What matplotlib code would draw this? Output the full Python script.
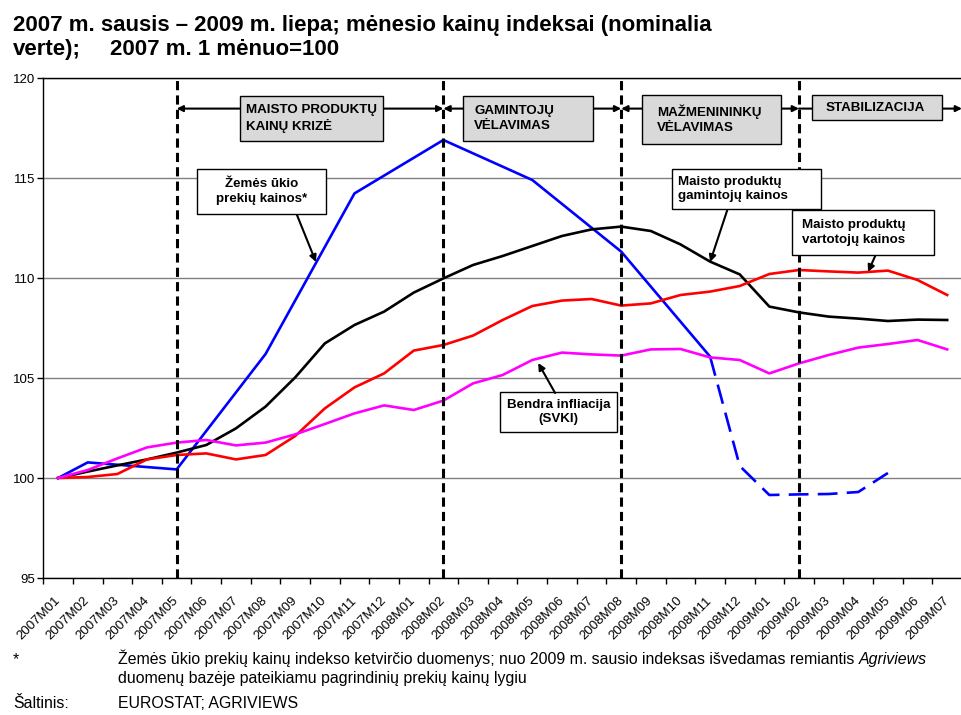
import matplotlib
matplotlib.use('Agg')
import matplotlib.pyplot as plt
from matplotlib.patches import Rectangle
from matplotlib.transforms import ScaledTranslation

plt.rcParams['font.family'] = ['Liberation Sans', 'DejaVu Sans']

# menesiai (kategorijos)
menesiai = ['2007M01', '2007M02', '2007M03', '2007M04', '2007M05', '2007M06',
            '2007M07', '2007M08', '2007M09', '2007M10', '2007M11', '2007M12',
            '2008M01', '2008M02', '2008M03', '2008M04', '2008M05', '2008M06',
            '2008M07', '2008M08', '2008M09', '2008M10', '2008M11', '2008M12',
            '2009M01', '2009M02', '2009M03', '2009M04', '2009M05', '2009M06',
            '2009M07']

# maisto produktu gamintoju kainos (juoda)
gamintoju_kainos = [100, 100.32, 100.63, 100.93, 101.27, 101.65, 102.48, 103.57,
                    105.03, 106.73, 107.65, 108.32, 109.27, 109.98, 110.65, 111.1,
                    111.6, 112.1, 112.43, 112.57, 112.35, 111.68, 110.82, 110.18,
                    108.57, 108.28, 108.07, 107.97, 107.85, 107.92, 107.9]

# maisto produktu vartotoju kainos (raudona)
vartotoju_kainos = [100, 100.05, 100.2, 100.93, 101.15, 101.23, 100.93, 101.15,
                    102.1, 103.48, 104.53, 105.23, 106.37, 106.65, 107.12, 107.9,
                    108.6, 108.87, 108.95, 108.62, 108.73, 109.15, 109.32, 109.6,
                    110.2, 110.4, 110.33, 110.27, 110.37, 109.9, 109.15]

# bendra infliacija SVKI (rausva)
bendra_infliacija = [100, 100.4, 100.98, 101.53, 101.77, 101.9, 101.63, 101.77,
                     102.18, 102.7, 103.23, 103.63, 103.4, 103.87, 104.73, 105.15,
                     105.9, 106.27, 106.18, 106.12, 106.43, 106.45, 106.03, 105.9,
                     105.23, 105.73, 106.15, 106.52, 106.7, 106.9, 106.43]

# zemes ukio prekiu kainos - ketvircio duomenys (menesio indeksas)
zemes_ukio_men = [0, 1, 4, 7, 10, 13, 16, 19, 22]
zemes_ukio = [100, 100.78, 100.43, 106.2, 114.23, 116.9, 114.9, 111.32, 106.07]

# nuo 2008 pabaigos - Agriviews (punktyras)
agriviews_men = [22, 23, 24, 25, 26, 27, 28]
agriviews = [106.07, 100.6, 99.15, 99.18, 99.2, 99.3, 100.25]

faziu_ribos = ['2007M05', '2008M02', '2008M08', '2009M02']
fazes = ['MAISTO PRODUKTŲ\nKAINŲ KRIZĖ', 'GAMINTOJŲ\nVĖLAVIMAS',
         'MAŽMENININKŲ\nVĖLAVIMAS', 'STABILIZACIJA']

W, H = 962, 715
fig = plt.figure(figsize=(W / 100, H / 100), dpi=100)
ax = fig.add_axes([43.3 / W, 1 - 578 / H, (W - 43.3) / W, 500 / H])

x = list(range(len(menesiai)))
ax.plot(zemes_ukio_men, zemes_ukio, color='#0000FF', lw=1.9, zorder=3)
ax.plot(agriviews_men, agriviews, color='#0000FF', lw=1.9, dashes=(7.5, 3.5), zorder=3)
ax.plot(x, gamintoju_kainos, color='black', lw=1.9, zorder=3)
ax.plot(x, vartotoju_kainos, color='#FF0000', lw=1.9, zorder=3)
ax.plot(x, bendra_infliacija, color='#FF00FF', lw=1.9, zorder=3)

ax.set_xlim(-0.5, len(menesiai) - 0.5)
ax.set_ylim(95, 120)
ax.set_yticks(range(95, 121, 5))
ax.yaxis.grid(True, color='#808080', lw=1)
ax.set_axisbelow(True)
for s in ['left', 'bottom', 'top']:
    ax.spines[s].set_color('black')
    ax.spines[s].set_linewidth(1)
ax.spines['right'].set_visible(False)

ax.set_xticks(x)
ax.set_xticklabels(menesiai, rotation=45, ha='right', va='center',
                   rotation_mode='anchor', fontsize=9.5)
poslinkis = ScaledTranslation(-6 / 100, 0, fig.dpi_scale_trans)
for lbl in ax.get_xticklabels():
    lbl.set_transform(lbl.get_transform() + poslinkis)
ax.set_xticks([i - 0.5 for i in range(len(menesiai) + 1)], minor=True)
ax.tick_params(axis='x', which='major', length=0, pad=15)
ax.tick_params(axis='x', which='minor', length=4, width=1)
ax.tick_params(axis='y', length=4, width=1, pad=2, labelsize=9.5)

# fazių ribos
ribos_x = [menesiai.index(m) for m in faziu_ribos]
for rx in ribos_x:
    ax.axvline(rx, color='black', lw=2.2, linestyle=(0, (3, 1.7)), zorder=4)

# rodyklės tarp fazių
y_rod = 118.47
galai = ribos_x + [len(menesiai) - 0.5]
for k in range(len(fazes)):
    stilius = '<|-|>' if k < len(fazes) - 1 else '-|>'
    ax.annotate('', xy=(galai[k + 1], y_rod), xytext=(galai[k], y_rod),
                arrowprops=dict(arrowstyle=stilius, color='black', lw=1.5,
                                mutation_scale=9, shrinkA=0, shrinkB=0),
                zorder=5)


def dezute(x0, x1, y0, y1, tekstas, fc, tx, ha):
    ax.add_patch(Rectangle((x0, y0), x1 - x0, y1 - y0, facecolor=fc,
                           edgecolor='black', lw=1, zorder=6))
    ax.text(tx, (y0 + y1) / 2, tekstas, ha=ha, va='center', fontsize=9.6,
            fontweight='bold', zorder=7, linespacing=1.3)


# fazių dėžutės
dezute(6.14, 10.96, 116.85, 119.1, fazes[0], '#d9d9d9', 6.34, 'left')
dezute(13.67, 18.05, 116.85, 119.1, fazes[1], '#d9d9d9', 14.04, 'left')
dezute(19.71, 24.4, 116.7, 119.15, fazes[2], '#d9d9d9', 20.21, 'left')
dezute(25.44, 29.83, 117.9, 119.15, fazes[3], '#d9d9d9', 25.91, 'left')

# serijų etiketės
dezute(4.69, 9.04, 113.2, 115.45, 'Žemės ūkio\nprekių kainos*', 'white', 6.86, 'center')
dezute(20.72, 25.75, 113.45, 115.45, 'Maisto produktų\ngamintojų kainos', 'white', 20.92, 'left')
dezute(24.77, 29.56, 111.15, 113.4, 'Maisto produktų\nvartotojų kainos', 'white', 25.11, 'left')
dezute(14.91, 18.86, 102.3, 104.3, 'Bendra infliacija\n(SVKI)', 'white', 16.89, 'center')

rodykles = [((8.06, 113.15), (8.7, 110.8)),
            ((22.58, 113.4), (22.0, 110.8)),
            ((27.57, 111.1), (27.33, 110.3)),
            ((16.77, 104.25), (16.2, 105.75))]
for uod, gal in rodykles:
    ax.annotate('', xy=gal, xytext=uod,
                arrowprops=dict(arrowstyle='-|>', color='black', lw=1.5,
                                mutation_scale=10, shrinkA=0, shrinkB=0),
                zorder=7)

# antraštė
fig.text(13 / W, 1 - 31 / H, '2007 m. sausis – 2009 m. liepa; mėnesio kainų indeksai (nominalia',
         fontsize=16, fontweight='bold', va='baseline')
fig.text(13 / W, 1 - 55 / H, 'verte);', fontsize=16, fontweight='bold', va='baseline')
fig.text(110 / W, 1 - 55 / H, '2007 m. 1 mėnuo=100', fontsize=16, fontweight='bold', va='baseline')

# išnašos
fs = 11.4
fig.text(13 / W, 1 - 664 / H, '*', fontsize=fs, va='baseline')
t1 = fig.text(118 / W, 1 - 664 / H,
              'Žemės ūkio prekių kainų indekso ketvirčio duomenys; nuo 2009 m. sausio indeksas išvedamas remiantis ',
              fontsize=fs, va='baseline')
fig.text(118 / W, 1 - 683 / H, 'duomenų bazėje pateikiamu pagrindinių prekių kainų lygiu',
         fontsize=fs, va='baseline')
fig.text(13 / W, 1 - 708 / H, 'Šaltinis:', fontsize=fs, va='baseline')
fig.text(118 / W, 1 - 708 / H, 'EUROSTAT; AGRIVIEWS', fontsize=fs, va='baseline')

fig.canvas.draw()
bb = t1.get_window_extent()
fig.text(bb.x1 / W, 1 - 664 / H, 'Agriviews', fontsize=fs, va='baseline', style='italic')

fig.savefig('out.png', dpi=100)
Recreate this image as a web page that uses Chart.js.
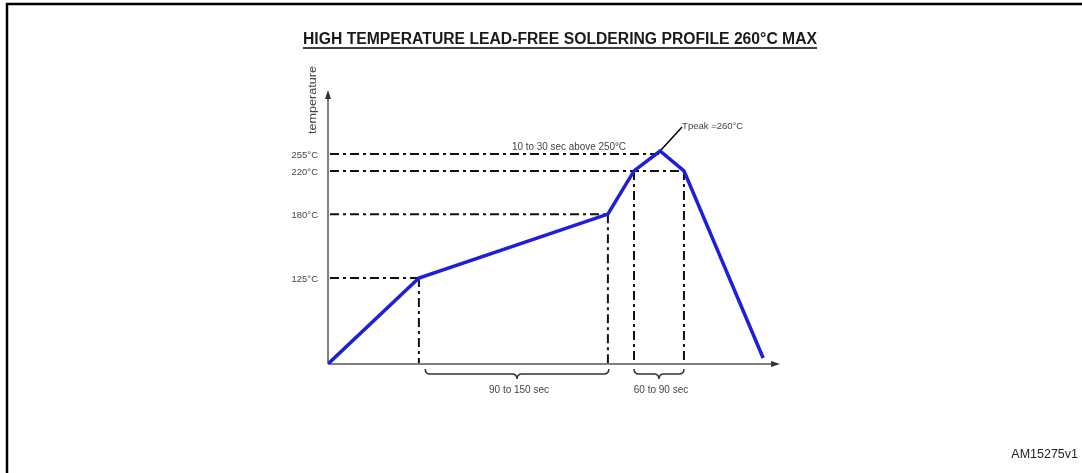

• • • •

[Task brief]
Using the records above, gather all lines where the string "this" is present.

[Response to the task]
What matplotlib code would draw this? Output the full Python script.
Recreate this image as a web page that uses Chart.js.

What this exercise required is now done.